The name Skelley's Dream
Where did the name Skelley's Dream arrive from?
When I was visiting Texel, one of the Wadden Islands in the Netherlands, I visited The War Cemetery there. Soldiers from the second World War are honoured there. Texel (Den Burg) General Cemetery contains a plot of 167 Commonwealth burials of the Second World War, most of them airmen. 44 of the burials are unidentified.
(Photo by Gerard Passchier)
Walking pass the headstones, I came across 'Frank Skelley'. I wrote down his name and looked for him on the internet and to my surprise, I found more information about him.
The youngest member of Baden Fereday's crew was Sgt Frank Skelley aged 19. Sgt Skelley had joined the Merchant Navy as a boy. After war broke out he had transferred to the RAF to train as aircrew. He acted as bomb aimer and also manned the front turret.
The airplane Frank was in, got shot down and landed in the water.

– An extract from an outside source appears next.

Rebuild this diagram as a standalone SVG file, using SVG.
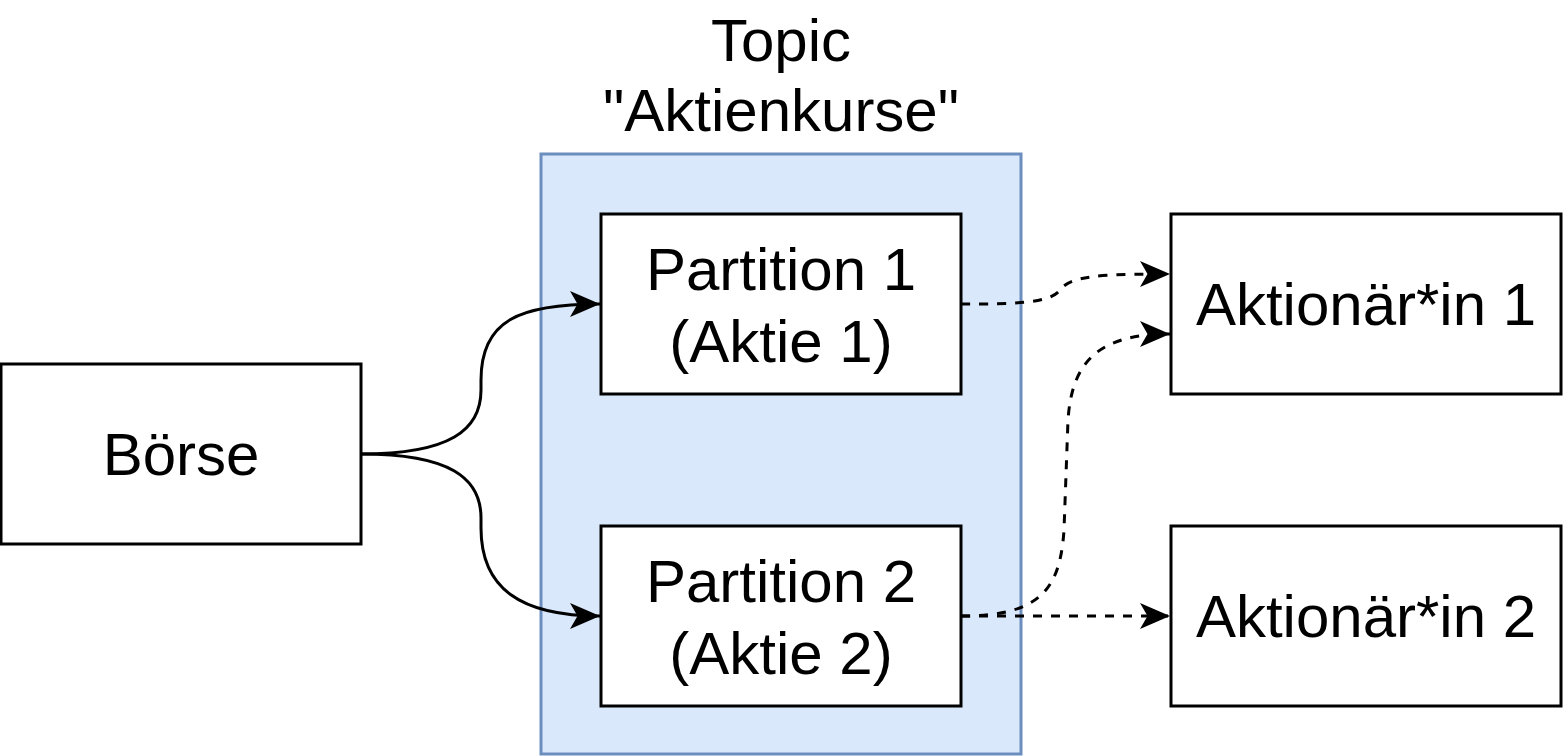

Time seemed endless; they had been in the water several hours. With the passing of time their resistance to the cold had lowered. They were all feeling the onset of exposure. Young Frank Skelley began praying. He prayed out loud and long to his God to be allowed to live. His anguished voice was lost in the vastness of the sea. The other two tried to comfort him but as Baden Fereday was to say later,
"There wasn't much we could do for him because we were all in the same boat."
Frank's prayers went unanswered.
They had been in the water for nearly six hours when a Luftwaffe air-sea rescue seaplane from Norderney landed on the sea near them. It was just ten minutes after Frank Skelley had died.
read more : Copyrights by Don Bruce 1996.
Frank Skelley was so young, undoubtably with still so many dreams, that were just stolen from him when he gave his live for our freedom. Freedom in which we are allowed and privileged to make our music and make our dreams come true. Thank you Frank and all others.
And that is why we shoud savour and embrace our blessings.